╭──

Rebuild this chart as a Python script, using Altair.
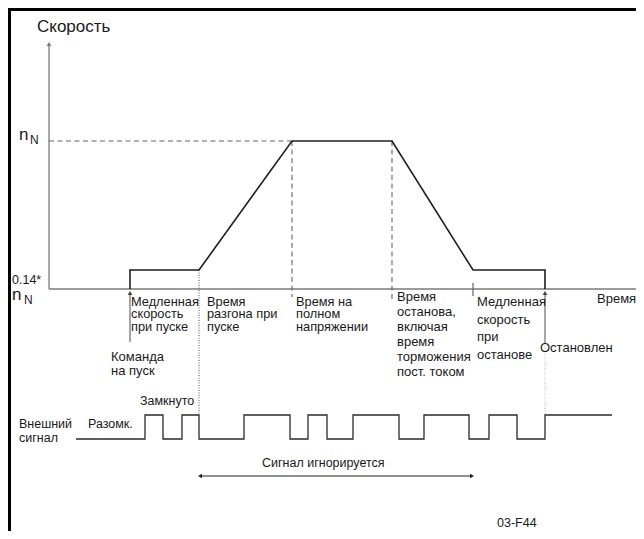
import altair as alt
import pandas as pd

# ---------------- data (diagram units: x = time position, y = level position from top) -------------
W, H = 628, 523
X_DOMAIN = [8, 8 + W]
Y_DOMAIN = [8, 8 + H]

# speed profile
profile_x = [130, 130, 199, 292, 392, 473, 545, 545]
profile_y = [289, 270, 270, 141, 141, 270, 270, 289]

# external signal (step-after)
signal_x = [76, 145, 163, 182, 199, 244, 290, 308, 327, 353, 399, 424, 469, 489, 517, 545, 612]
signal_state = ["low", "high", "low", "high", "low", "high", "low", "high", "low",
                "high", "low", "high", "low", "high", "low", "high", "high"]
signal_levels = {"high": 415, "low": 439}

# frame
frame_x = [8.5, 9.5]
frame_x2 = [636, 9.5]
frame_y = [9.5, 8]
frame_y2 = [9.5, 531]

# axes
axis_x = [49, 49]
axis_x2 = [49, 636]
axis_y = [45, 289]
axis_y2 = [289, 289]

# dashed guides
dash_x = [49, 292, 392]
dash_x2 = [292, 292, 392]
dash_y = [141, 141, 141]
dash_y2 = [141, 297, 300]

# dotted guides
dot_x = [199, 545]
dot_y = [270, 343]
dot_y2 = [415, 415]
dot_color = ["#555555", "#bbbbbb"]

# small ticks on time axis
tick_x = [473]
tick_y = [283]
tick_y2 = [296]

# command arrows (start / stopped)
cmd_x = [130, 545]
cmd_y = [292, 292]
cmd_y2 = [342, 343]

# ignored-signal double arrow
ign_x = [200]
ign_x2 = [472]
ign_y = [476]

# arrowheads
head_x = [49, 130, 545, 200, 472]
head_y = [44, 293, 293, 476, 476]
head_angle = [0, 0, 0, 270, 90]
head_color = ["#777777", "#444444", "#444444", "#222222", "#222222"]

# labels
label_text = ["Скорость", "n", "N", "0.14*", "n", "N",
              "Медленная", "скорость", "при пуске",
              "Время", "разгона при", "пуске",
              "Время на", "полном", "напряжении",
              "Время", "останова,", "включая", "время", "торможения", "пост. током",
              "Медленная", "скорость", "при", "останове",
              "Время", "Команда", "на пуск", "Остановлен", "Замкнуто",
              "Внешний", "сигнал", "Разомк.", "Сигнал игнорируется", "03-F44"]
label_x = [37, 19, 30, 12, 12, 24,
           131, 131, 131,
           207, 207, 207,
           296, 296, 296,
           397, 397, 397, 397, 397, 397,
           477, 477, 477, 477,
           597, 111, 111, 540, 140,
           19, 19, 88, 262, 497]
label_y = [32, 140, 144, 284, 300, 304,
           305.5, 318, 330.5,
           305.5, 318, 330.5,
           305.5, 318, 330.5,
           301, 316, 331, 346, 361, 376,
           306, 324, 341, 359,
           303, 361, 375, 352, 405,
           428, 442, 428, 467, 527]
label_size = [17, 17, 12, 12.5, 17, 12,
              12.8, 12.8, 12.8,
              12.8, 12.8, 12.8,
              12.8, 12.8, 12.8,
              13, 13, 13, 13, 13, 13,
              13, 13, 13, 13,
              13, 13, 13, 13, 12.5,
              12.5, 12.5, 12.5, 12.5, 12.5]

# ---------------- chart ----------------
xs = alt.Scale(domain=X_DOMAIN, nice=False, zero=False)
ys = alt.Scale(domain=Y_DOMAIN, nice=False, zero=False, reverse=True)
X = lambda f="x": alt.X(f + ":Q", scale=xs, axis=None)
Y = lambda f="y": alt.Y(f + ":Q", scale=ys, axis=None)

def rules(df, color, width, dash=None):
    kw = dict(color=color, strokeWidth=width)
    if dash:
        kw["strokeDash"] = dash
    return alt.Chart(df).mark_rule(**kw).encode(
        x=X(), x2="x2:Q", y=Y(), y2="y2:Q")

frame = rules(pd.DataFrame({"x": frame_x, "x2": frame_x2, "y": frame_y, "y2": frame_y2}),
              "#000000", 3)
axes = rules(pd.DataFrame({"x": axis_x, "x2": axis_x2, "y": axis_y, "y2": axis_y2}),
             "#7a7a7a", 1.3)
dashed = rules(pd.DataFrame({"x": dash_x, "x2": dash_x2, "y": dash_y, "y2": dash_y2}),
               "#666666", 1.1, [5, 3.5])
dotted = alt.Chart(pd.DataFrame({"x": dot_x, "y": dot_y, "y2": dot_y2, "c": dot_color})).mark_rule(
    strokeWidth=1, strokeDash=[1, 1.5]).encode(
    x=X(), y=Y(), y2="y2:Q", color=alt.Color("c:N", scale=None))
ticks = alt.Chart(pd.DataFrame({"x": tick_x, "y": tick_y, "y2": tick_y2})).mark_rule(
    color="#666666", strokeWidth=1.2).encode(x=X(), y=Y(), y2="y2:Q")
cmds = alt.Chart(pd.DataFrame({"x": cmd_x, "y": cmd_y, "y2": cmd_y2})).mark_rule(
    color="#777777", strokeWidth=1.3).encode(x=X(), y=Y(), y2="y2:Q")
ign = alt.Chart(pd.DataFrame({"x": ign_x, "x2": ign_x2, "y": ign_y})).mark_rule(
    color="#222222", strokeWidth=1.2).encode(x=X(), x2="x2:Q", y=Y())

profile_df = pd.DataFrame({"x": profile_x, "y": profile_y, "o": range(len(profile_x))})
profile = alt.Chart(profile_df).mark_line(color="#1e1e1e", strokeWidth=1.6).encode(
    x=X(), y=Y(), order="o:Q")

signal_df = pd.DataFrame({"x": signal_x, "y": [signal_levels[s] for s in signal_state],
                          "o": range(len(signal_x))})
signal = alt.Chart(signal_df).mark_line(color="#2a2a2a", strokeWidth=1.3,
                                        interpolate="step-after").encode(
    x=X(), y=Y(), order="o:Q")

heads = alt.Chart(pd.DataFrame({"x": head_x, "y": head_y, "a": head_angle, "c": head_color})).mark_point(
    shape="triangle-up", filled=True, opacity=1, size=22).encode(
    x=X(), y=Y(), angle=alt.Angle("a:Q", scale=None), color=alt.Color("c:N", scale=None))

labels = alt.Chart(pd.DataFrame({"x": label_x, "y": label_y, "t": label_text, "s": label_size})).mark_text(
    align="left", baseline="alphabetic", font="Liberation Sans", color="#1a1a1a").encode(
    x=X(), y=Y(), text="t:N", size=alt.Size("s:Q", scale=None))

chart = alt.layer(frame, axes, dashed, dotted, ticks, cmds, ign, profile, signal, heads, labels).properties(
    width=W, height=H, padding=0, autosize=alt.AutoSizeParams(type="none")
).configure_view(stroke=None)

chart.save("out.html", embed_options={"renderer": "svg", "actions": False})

╰──

## What to do:
Write out exactly the opening lines of the data, stopping after the line that holds "Y_DOMAIN = [8, 8 + H]". Exclude pictures.

## Full solution:
Rebuild this chart as a Python script, using Altair.
import altair as alt
import pandas as pd

# ---------------- data (diagram units: x = time position, y = level position from top) -------------
W, H = 628, 523
X_DOMAIN = [8, 8 + W]
Y_DOMAIN = [8, 8 + H]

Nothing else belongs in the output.